In [1]:
from gliner import GLiNER

import glob
import os
import pandas as pd

from collections import defaultdict

  from .autonotebook import tqdm as notebook_tqdm


In [2]:
model = GLiNER.from_pretrained("urchade/gliner_multi")

Fetching 4 files: 100%|██████████| 4/4 [00:00<00:00, 43351.98it/s]


In [3]:
# get news data
news_folder = '/workspaces/ner_news_malay/scraper/news_id'
parquet_files = glob.glob(os.path.join(news_folder, '*.parquet'))
print(f"found {len(parquet_files)} parquet files")

found 1 parquet files


In [4]:
# extract text from files
corpus_text = []
for file_path in parquet_files:
    try:
        df = pd.read_parquet(file_path)
        corpus_text.extend(df['Title'].dropna().str.lower().tolist())
        corpus_text.extend(df['Summary'].dropna().str.lower().tolist())
    except Exception as e:
        print(f"error processing {file_path}: {str(e)}")

In [5]:
# save corpus to text file
corpus_file = '/workspaces/ner_news_malay/model_gliner/malay_news_corpus.txt'

with open(corpus_file, 'w', encoding='utf-8') as f:
    for text in corpus_text:
        f.write(text + '\n')
print(f"corpus size: {len(corpus_text)} sentences")

corpus size: 8 sentences


In [None]:
import re

# Read text from file
with open("malay_news_corpus.txt", "r", encoding="utf-8") as file:
    text = file.read()

# Define target labels
labels = ["GPE","PERSON","ORG","FAC","MONEY","NORP","LOC","PRODUCT","EVENT",
          "PERCENT","WORK_OF_ART","TIME","ORDINAL","CARDINAL","QUANTITY","LAW"]
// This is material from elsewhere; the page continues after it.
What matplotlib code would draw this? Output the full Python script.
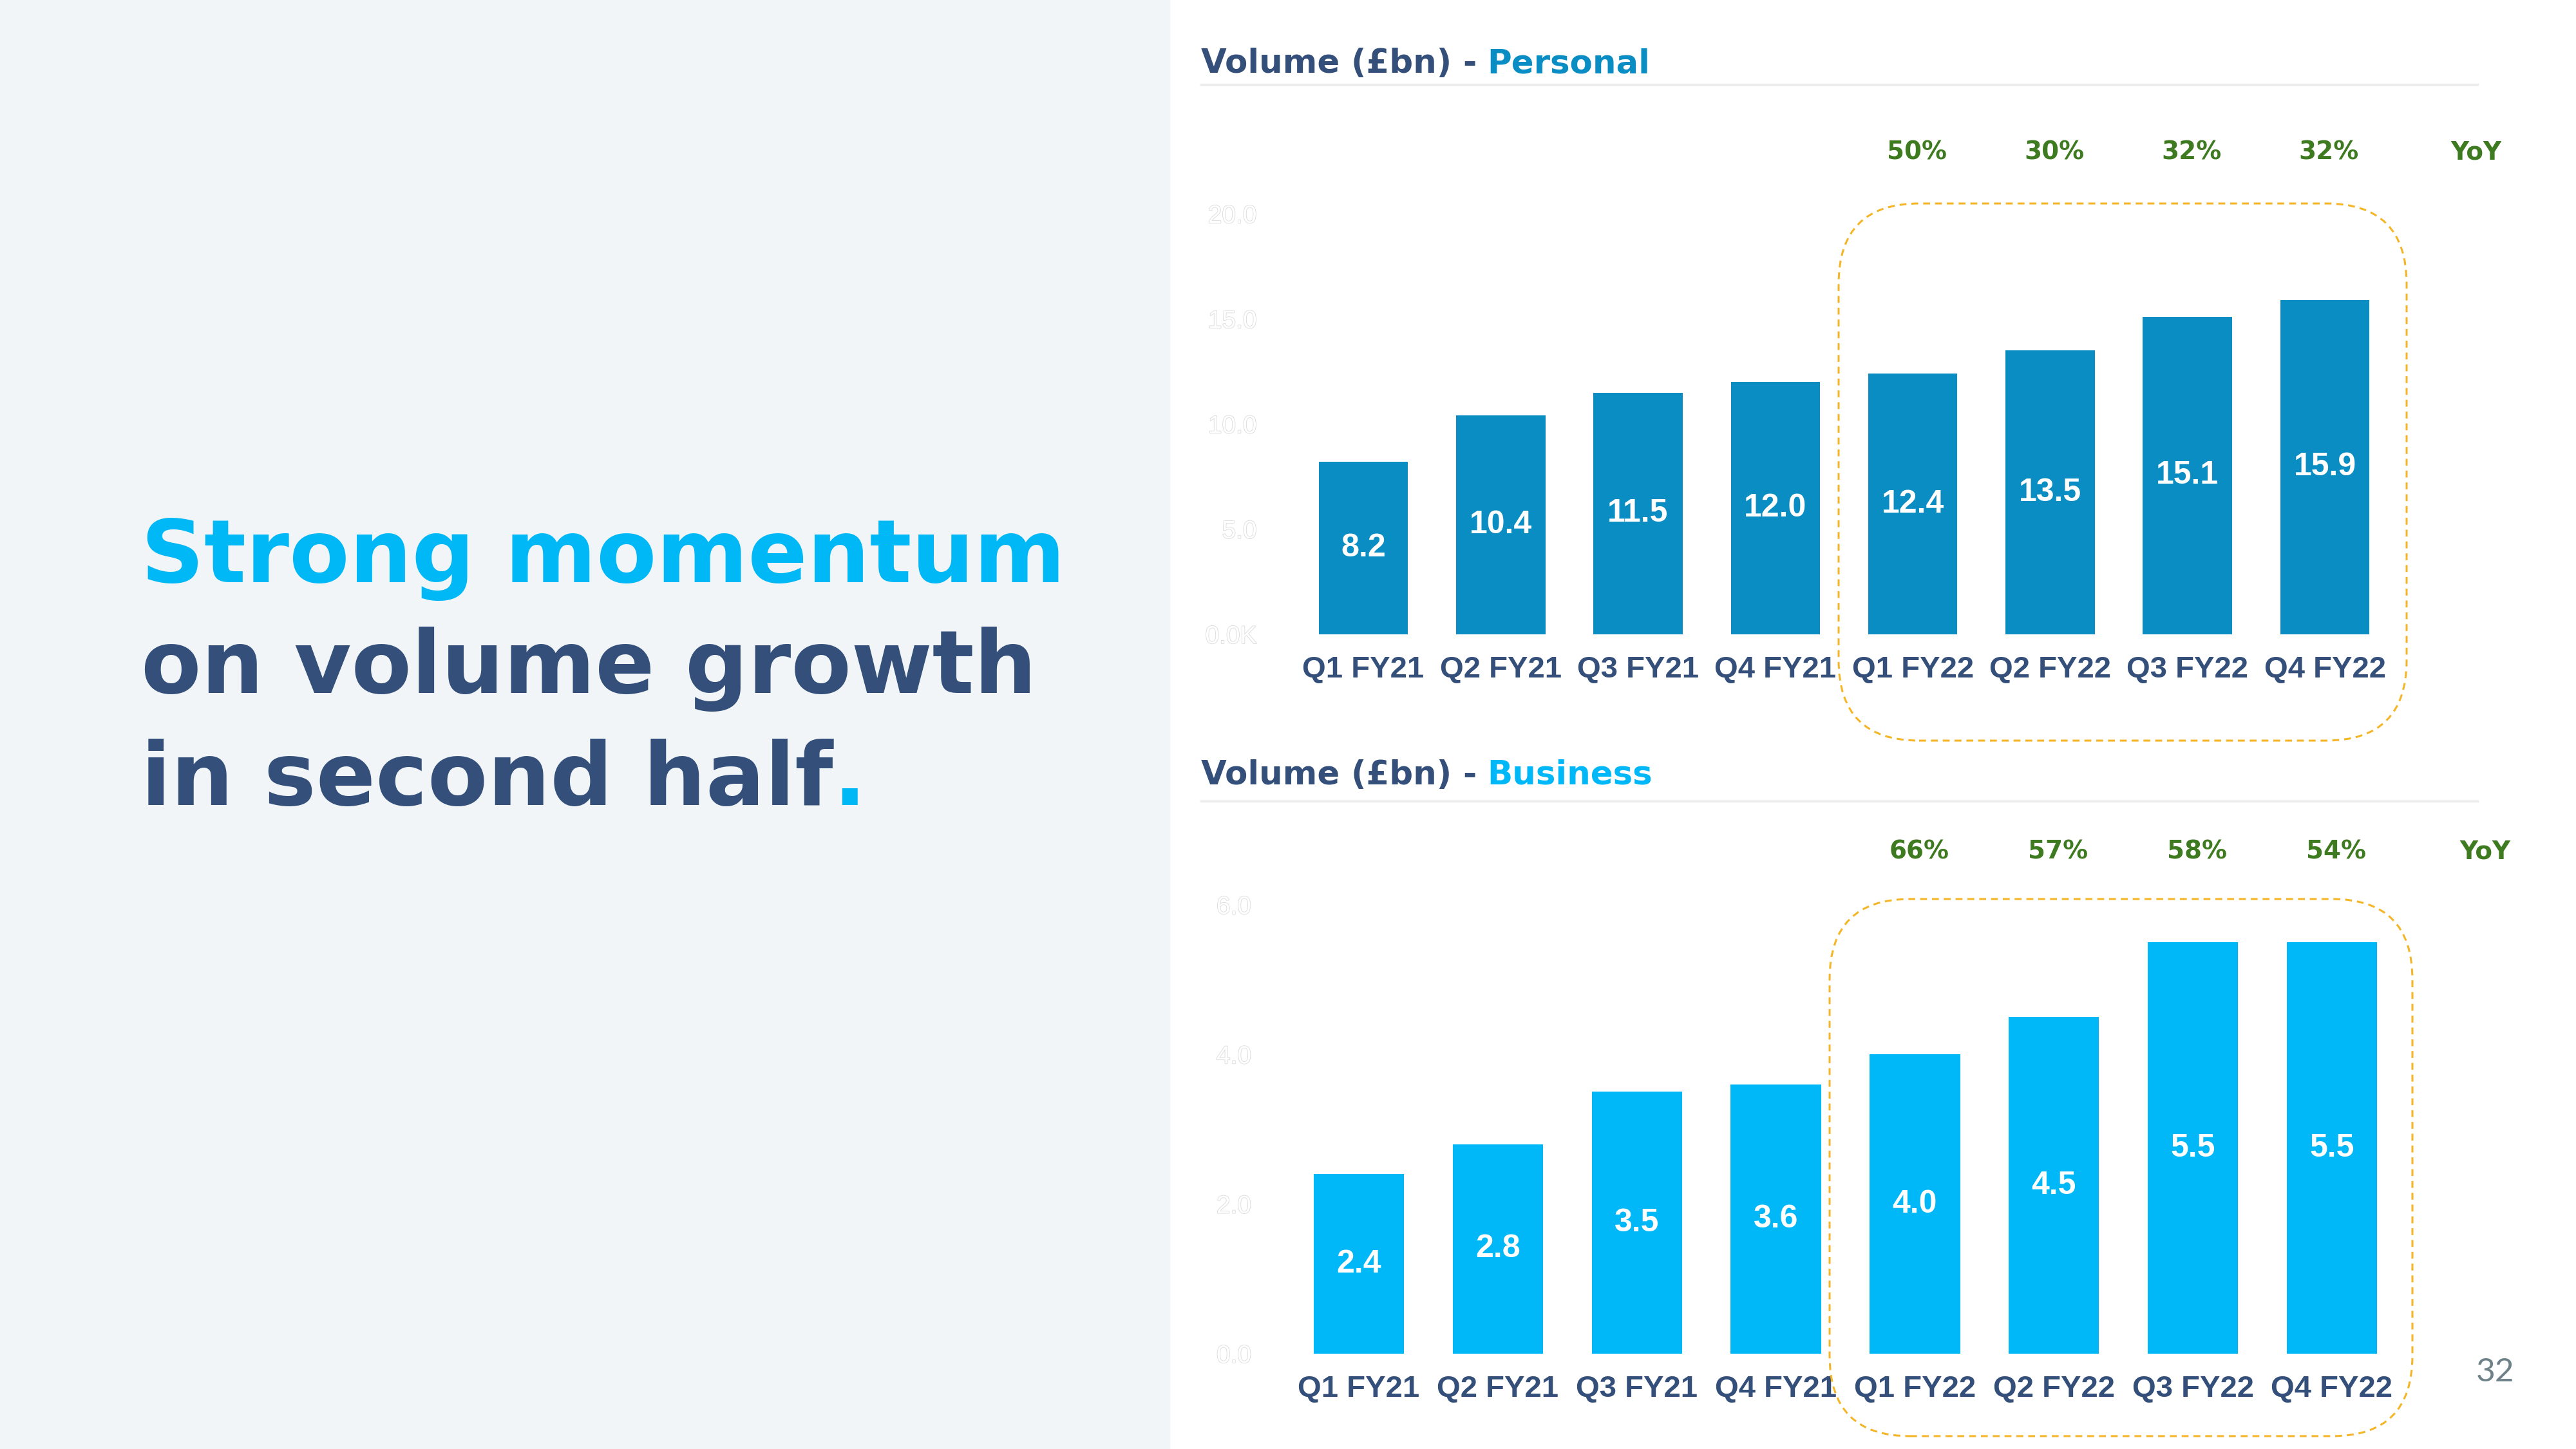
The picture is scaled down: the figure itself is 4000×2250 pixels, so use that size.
import numpy as np
import matplotlib.pyplot as plt
import matplotlib.patheffects as pe
from matplotlib.patches import Rectangle, FancyBboxPatch

# data
quarters = ["Q1 FY21", "Q2 FY21", "Q3 FY21", "Q4 FY21",
            "Q1 FY22", "Q2 FY22", "Q3 FY22", "Q4 FY22"]
personal = [8.2, 10.4, 11.5, 12.0, 12.4, 13.5, 15.1, 15.9]
business = [2.4, 2.8, 3.5, 3.6, 4.0, 4.5, 5.5, 5.5]
personal_yoy = ["50%", "30%", "32%", "32%"]
business_yoy = ["66%", "57%", "58%", "54%"]
personal_ticks = [0, 5, 10, 15, 20]
personal_ticklabels = ["0.0K", "5.0", "10.0", "15.0", "20.0"]
business_ticks = [0, 2, 4, 6]
business_ticklabels = ["0.0", "2.0", "4.0", "6.0"]

NAVY = "#34507A"
BLUE = "#0A8DC3"
CYAN = "#00B7F7"
GREEN = "#3E7A1F"
GOLD = "#F4B526"

W, H = 4000, 2250
fig = plt.figure(figsize=(W / 100, H / 100), dpi=100)
fig.patch.set_facecolor("white")


def fx(px):
    return px / W


def fy(py):
    return 1 - py / H


# left panel
fig.add_artist(Rectangle((0, 0), fx(1816), 1, transform=fig.transFigure,
                         color="#F1F5F8", zorder=0))

head = dict(fontsize=98, fontweight="bold", family="DejaVu Sans", va="baseline")
fig.text(fx(219), fy(904), "Strong momentum", color="#00B8F6", **head)
fig.text(fx(219), fy(1076), "on volume growth", color=NAVY, **head)
t3 = fig.text(fx(219), fy(1250), "in second half", color=NAVY, **head)
renderer = fig.canvas.get_renderer()
x_end = t3.get_window_extent(renderer).x1
fig.text(fx(x_end), fy(1250), ".", color="#00B8F6", **head)


def title(y_base, second, color):
    kw = dict(fontsize=37, fontweight="bold", family="DejaVu Sans", va="baseline")
    t = fig.text(fx(1865), fy(y_base), "Volume (£bn) -", color=NAVY, **kw)
    x1 = t.get_window_extent(renderer).x1
    fig.text(fx(x1 + 16), fy(y_base), second, color=color, **kw)


def underline(y):
    fig.add_artist(plt.Line2D([fx(1865), fx(3847)], [fy(y), fy(y)],
                              transform=fig.transFigure, color="#EBEBEB", lw=2.5))


def bar_chart(rect, values, color, ticks, ticklabels, ymax, yoy, yoy_y):
    ax = fig.add_axes(rect)
    x = np.arange(len(quarters))
    ax.bar(x, values, width=0.65, color=color, zorder=2)
    for xi, v in zip(x, values):
        ax.text(xi, v / 2, "{:.1f}".format(v), ha="center", va="center",
                color="white", fontsize=36, fontweight="bold",
                family="Liberation Sans", zorder=3)
    ax.set_xlim(-0.6, 7.6)
    ax.set_ylim(0, ymax)
    ax.set_xticks(x, quarters)
    ax.set_yticks(ticks, ticklabels)
    ax.tick_params(axis="x", length=0, pad=24, labelsize=34, labelcolor=NAVY)
    ax.tick_params(axis="y", length=0, pad=27, labelsize=28, labelcolor="white")
    for lbl in ax.get_xticklabels():
        lbl.set_fontweight("bold")
        lbl.set_family("Liberation Sans")
    for lbl in ax.get_yticklabels():
        lbl.set_family("Liberation Sans")
        lbl.set_path_effects([pe.withStroke(linewidth=1.2, foreground="#DADADA")])
    for s in ax.spines.values():
        s.set_visible(False)
    ax.patch.set_alpha(0)
    # year-on-year growth above FY22 bars
    tr = ax.get_xaxis_transform()
    for xi, lab in zip(x[4:], yoy):
        ax.text(xi + 0.03, yoy_y, lab, transform=tr, ha="center", va="center",
                color=GREEN, fontsize=28, fontweight="bold", family="DejaVu Sans")
    ax.text(8.1, yoy_y, "YoY", transform=tr, ha="center", va="center",
            color=GREEN, fontsize=28, fontweight="bold", family="DejaVu Sans")
    return ax


# Personal
title(113, "Personal", BLUE)
underline(131)
bar_chart([fx(1989), fy(985), fx(1749), (985 - 332) / H], personal, BLUE,
          personal_ticks, personal_ticklabels, 20, personal_yoy, 1.147)

# Business
title(1218, "Business", CYAN)
underline(1244)
bar_chart([fx(1980.5), fy(2102), fx(1770), (2102 - 1405) / H], business, CYAN,
          business_ticks, business_ticklabels, 6, business_yoy, 1.119)

# dashed highlight boxes around FY22 (inches from bottom-left)
for x0, x1, y0, y1 in [(28.55, 37.37, 11.0, 19.34), (28.41, 37.46, 0.20, 8.54)]:
    box = FancyBboxPatch((x0, y0), x1 - x0, y1 - y0,
                         boxstyle="round,pad=0,rounding_size=1.25",
                         transform=fig.dpi_scale_trans, fill=False,
                         edgecolor=GOLD, lw=2.2, linestyle=(0, (3.5, 2.5)), zorder=5)
    fig.add_artist(box)

# page number
fig.text(fx(3845), fy(2145), "32", color="#6E8189", fontsize=37,
         family="Lato", fontweight="normal", va="baseline")

fig.savefig("out.png", dpi=100, facecolor="white")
# Chunk processing parameters
CHUNK_SIZE = 300  # Max tokens per chunk
OVERLAP = 50      # Token overlap between chunks
WORD_PATTERN = r'\b\w+\b'  # Word boundary pattern

# Split text into words
words = re.findall(WORD_PATTERN, text)
all_entities = []

# Process text in chunks with overlap
start = 0
while start < len(words):
    # Calculate chunk end with overlap
    end = start + CHUNK_SIZE
    if end > len(words):
        end = len(words)
    
    # Reconstruct text chunk
    chunk_text = ' '.join(words[start:end])
    
    # Find chunk boundaries in original text
    chunk_start_idx = text.find(chunk_text)
    if chunk_start_idx == -1:  # Handle edge case
        chunk_start_idx = 0
    chunk_end_idx = chunk_start_idx + len(chunk_text)
    
    # Process chunk with model
    entities = model.predict_entities(chunk_text, labels)
    
    # Adjust entity positions to original text
    for entity in entities:
        entity["start"] += chunk_start_idx
        entity["end"] += chunk_start_idx
        all_entities.append(entity)
    
    # Move to next chunk with overlap
    start = end - OVERLAP
    if start < 0:
        start = 0

# Remove duplicates while preserving order
seen_entities = set()
unique_entities = []
for entity in all_entities:
    # Create unique identifier using position and label
    identifier = (entity["start"], entity["end"], entity["label"])
    if identifier not in seen_entities:
        seen_entities.add(identifier)
        unique_entities.append(entity)

# Sort entities by position in original text
unique_entities.sort(key=lambda x: x["start"])

# Print results
for entity in unique_entities:
    entity_text = text[entity["start"]:entity["end"]]
    print(f"{entity_text} => {entity['label']}")

# Print statistics
print(f"\nTotal entities detected: {len(unique_entities)}")
label_counts = {}
for entity in unique_entities:
    label = entity["label"]
    label_counts[label] = label_counts.get(label, 0) + 1

print("\nEntity counts by type:")
for label, count in label_counts.items():
    print(f"{label}: {count}")

Asking to truncate to max_length but no maximum length is provided and the model has no predefined maximum length. Default to no truncation.